On June 24, 2016, Justice Scarpulla of the New York County Commercial Division issued a decision in MFB Realty LLC v. Eichner, 2016 NY Slip Op. 31242(U), dismissing derivative claims by the assignee of an LLC membership, explaining:
Only a member of an LLC at the time of the alleged wrong to the LLC has standing to bring a derivative claim on behalf of that company. Further, both applicable law and the T. Park operating agreement draw a bright line distinction between members of an LLC and the assignees of membership interests. The New York Limited Liability Company Law provides, in relevant part, that except as provided in the operating agreement an assignment of a membership interest does not entitle the assignee to participate in the management and affairs of the limited liability company or to become or to exercise any rights or powers of a member. That section further provides that the only effect of an assignment of a membership interest is to entitle the assignee to receive, to the extent assigned, the distributions and allocations of profits and losses to which the assignor would be entitled.
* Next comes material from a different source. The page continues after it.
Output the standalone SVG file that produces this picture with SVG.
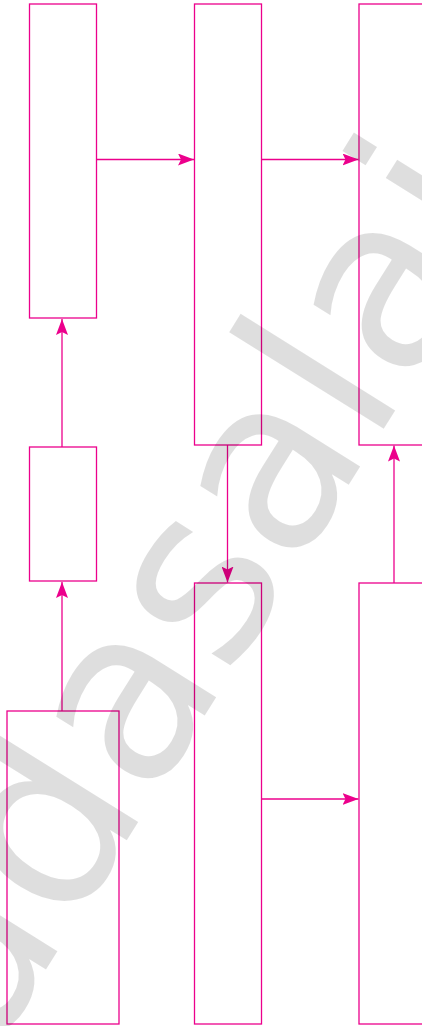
<svg xmlns="http://www.w3.org/2000/svg" width="422" height="1026" viewBox="0 0 422 1026">
<style>
.box{fill:#fff;stroke:#ec008c;stroke-width:1.3}
.edge{fill:none;stroke:#ec008c;stroke-width:1.3}
.wm{font-family:"DejaVu Sans","Liberation Sans",sans-serif;font-size:240px;fill:#000;fill-opacity:0.13}
</style>
<defs>
<marker id="ah" markerUnits="userSpaceOnUse" markerWidth="16" markerHeight="12" refX="16" refY="6" orient="auto">
<path d="M0,0 L16,6 L0,12 L3,6 z" fill="#ec008c"/>
</marker>
</defs>
<rect width="422" height="1026" fill="#fff"/>
<g id="n1"><rect class="box" x="29.5" y="4" width="67" height="314"/></g>
<g id="n2"><rect class="box" x="194.5" y="4" width="67" height="441"/></g>
<g id="n3"><rect class="box" x="359" y="4" width="67" height="441"/></g>
<g id="n4"><rect class="box" x="29.5" y="447" width="67" height="134"/></g>
<g id="n5"><rect class="box" x="7" y="711" width="112" height="313"/></g>
<g id="n6"><rect class="box" x="194.5" y="583" width="67" height="441"/></g>
<g id="n7"><rect class="box" x="359" y="583" width="67" height="441"/></g>
<g id="connectors">
<line class="edge" x1="96.5" y1="159.5" x2="194" y2="159.5" marker-end="url(#ah)"/>
<line class="edge" x1="261.5" y1="159.5" x2="358.5" y2="159.5" marker-end="url(#ah)"/>
<line class="edge" x1="62" y1="447" x2="62" y2="319" marker-end="url(#ah)"/>
<line class="edge" x1="62" y1="711" x2="62" y2="582" marker-end="url(#ah)"/>
<line class="edge" x1="227.5" y1="445" x2="227.5" y2="582.5" marker-end="url(#ah)"/>
<line class="edge" x1="394" y1="583" x2="394" y2="445.5" marker-end="url(#ah)"/>
<line class="edge" x1="261.5" y1="799" x2="358.5" y2="799" marker-end="url(#ah)"/>
</g>
<text class="wm" transform="translate(-80,1171) rotate(-58)">Padasalai</text>
</svg>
The Limited Liability Company Law accords the members of an LLC the right to choose their fellow members, and provides that, except as provided in the operating agreement, an assignee of a membership interest may not become a member without the vote or written consent of at least a majority in interest of the members, other than the member who assigned or proposes to assign such membership interest.
. . . The documentary record submitted demonstrates that [the plaintiff] never obtained the written consent required to become a substituted member [and for that reason] lacks standing to sue on T. Park’s behalf..
(Internal quotations and citations omitted) (emphasis added).